Joyful Birth, written and performed by Mel Dodge, tracks a first pregnancy from idyllic ideation to confronting realisation. The joyful discoveries of body parts and gently planned hypnobirthing are undercut by parts missing and emergency procedures. Yet perfection prevails in the new mother’s world and Dodge’s performance.

Etta Bollinger’s cleverly titled Fitting features Stevie Hancox-Monk in the role of a nonbinary identical twin attempting to find fitting clothes and words for the speech they’re expected to give at their sister Holly’s wedding to Josh. Recollections of their work with a florist reveals their ill-fitting attitudes to ‘love’ and weddings.

Having to camp on Holly and Josh’s couch also brings their own wants and needs into focus. It’s their reading of trans history that feeds the self-affirming energy Hancox-Monk brings to the role. (The character’s name is shouted from offstage at the end but I don’t quite catch it – Gabe perhaps?)

Nī Dekkers-Reihana is another ball of energy in Anything Could Happen by Indigo Paul. Despite the recurring line, “You have not stopped loving your old lover,” this (also unnamed) person is reclaiming the spaces in their home and the body parts once occupied by the departed lover. Rediscovering an abandoned playlist, “sanding down the bits that snagged”, biking to the beach and convincing yourself anything can happen in an empty space is a highly relatable state of being that Dekkers-Reihana captures with admirable conviction.

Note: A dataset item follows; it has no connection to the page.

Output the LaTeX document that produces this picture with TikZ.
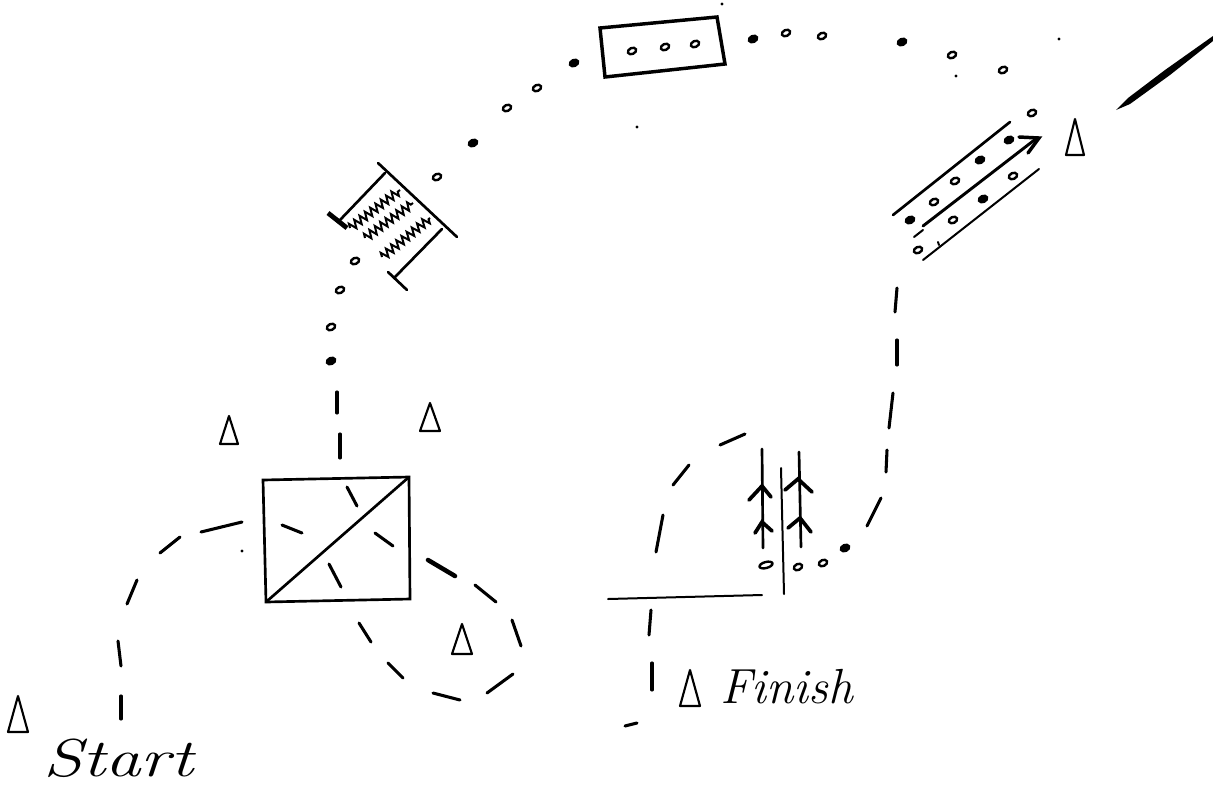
\documentclass[tikz,border=0pt]{standalone}
\usepackage{tikz}
\usetikzlibrary{shapes.geometric, decorations.pathmorphing}

\begin{document}
\begin{tikzpicture}[
  x=0.75pt, y=-0.75pt,
  course/.style={line width=2.3pt, line cap=round},
  rail/.style={line width=2pt, line cap=round},
  thin rail/.style={line width=1.5pt, line cap=round},
  cone/.style={line width=1.6pt, line join=round},
  pebble/.style={ellipse, draw, line width=1.8pt, inner sep=0pt, minimum width=6.5pt, minimum height=4.5pt, rotate=25},
  wave/.style={line width=1.5pt, decorate, decoration={zigzag, amplitude=3pt, segment length=5pt}},
  hand/.style={font=\fontsize{#1}{#1}\selectfont\itshape, inner sep=0pt, anchor=base west},
]
\useasboundingbox (0,0) rectangle (1213,786);

%% Dashed course
\foreach \xa/\ya/\xb/\yb in {
    121/696/121/719, 118/641/121/666, 127/604/137/580, 160/553/180/537, 201/532/242/522,
    282/525/302/533, 347/487/357/506, 375/533/393/546, 329/564/341/587,
    359/623/371/642, 388/663/403/678, 433/693/460/700, 487/693/513/674,
    337/392/337/413, 340/434/340/458, 512/620/521/646, 475/585/496/602,
    897/288/895/312, 897/340/897/365, 893/393/889/428, 887/450/886/472, 881/498/867/526,
    745/434/720/445, 689/465/673/485, 663/515/656/552,
    651/610/649/635, 652/663/652/690, 625/726/637/723}
  \draw[course] (\xa,\ya) -- (\xb,\yb);
\draw[course, line width=3.4pt] (428,560) -- (455,576);

%% Pebbles of the dotted part
\foreach \x/\y in {
    331/327, 340/290, 355/261, 437/177, 507/108, 537/88,
    632/51, 665/47, 695/44, 786/33, 822/36, 952/55, 1003/70, 1032/113,
    955/181, 934/202, 953/220, 1013/176, 918/250,
    798/567, 823/563}
  \node[pebble] at (\x,\y) {};
\foreach \x/\y in {331/361, 473/143, 574/63, 753/39, 902/42, 1009/140, 980/160, 910/220, 983/199, 845/548}
  \node[pebble, fill] at (\x,\y) {};
\node[pebble, minimum width=10pt, rotate=-10] at (766,565) {};

%% Specks
\foreach \x/\y in {1059/39, 956/76, 637/127, 722/4, 242/551}
  \fill (\x,\y) circle (1.2pt);

%% Cones
\foreach \x/\y/\w/\h in {229/430/9/14, 430/417/10/14, 462/639/10/15, 18/714/10/18, 1075/137/9/18, 690/688/10/18}
  \draw[cone] (\x-\w,\y+\h) -- (\x,\y-\h) -- (\x+\w,\y+\h) -- cycle;

%% Square with diagonal
\draw[rail] (263,480) -- (409,477) -- (410,599) -- (266,602) -- cycle;
\draw[rail] (266,602) -- (409,477);

%% Flat box at the top
\draw[rail, line width=2.6pt] (600,28) -- (717,17) -- (725,64) -- (605,77) -- cycle;

%% Water
\draw[rail] (378,163) -- (457,237);
\draw[rail] (385,173) -- (340,220);
\draw[line width=3.6pt] (328,213) -- (347,228);
\draw[rail] (442,229) -- (395,277);
\draw[rail] (388,272) -- (407,290);
\draw[wave] (350,228) -- (400,190);
\draw[wave] (365,238) -- (413,203);
\draw[wave] (382,257) -- (430,218);

%% Lanes
\draw[rail] (893,215) -- (1010,122);
\draw[rail, line width=2.2pt] (923,226) -- (1037,138);
\draw[thin rail] (914,237) -- (923,230);
\draw[thin rail] (923,260) -- (1039,169);
\draw[thin rail] (938,242) -- (939,245);
\draw[rail, line width=2.6pt] (1019,137) -- (1039,138) -- (1028,153);

%% Long stroke at the right edge
\fill (1116,110) -- (1128,98) -- (1165,70) -- (1213,36) -- (1213,41) -- (1170,75) -- (1130,104) -- cycle;

%% Finish gate
\draw[rail] (762,449) -- (763,548);
\draw[rail] (799,452) -- (801,547);
\draw[thin rail] (781,468) -- (784,594);
\draw[thin rail] (608,599) -- (762,595);
\foreach \xa/\ya/\xb/\yb/\xc/\yc in {
    749/500/762/486/771/497, 755/533/762/522/772/531,
    785/490/798/479/812/492, 788/528/800/518/811/532}
  \draw[course, line width=2.8pt] (\xa,\ya) -- (\xb,\yb) -- (\xc,\yc);

%% Labels
\node[hand=40] (start) at (43,776) {\scalebox{1.33}[1]{Start}};
\node[hand=37] (finish) at (720,703) {Finish};

\end{tikzpicture}
\end{document}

Mel Dodge returns to embody an experience well beyond childbirth in Elspeth Tilley’s Happiness is HRT. Confusion over the names of a street and a medical specialist ingeniously allows this woman to take a phone consultation – via a Bluetooth earpiece. A high-performing Project Manager beset with tragicomic symptoms of menopause, she is again unnamed but is married to Darren and has a friend-in-jeopardy called Evelyn Williams.

In the process of sharing her mood swings, the shortfalls in providing effective women’s health are powerfully critiqued. In a performance that would give anyone hot flushes, Dodge is a force to be reckoned with. Yet there is joy in declaring you’re not going to take it any more – even though you will take HRT, despite the expense.

Stevie Hancox-Monk, in a dressing gown, has checked the letter box more than once since the start of the show and now there is something in it! In this delightful interlude – An Unexpected Delivery by Nī Dekkers-Reihana – they share the joy with the audience and raise an intriguing question about the origin of the word for what we are playing with (which some may see as a metaphor for joy).

Now we, in the audience, become Nī Dekkers-Reihana’s unnamed character’s visitor for “a big old debrief” over a cuppa, in Dunno by Stevie Greeks. What unfolds is a poignant sharing of an adult child’s visit to their farmer father. Anyone who is at any point of their te reo Māori journey will relate very strongly to this. Even if you are just increasingly aware of te reo’s resurgence, you will find it enlightening.

In Dekkers-Reihana’s exquisite recreation of the visit, the personal child-father relationship resonates to acknowledge the generational damage inflicted on tangata whenua, their reo and their mana. Beyond the fear and shame they feel, joy is restored in their beautifully rendered waiata.

With Joy, directors Kerryn Palmer and Sally Richards have presided over a profoundly insightful and engaging sextet of memorable encounters. As with many works in the festival – produced by Beth Barclay and Sally Richards – we can only hope they get to play seasons beyond these brief encounters.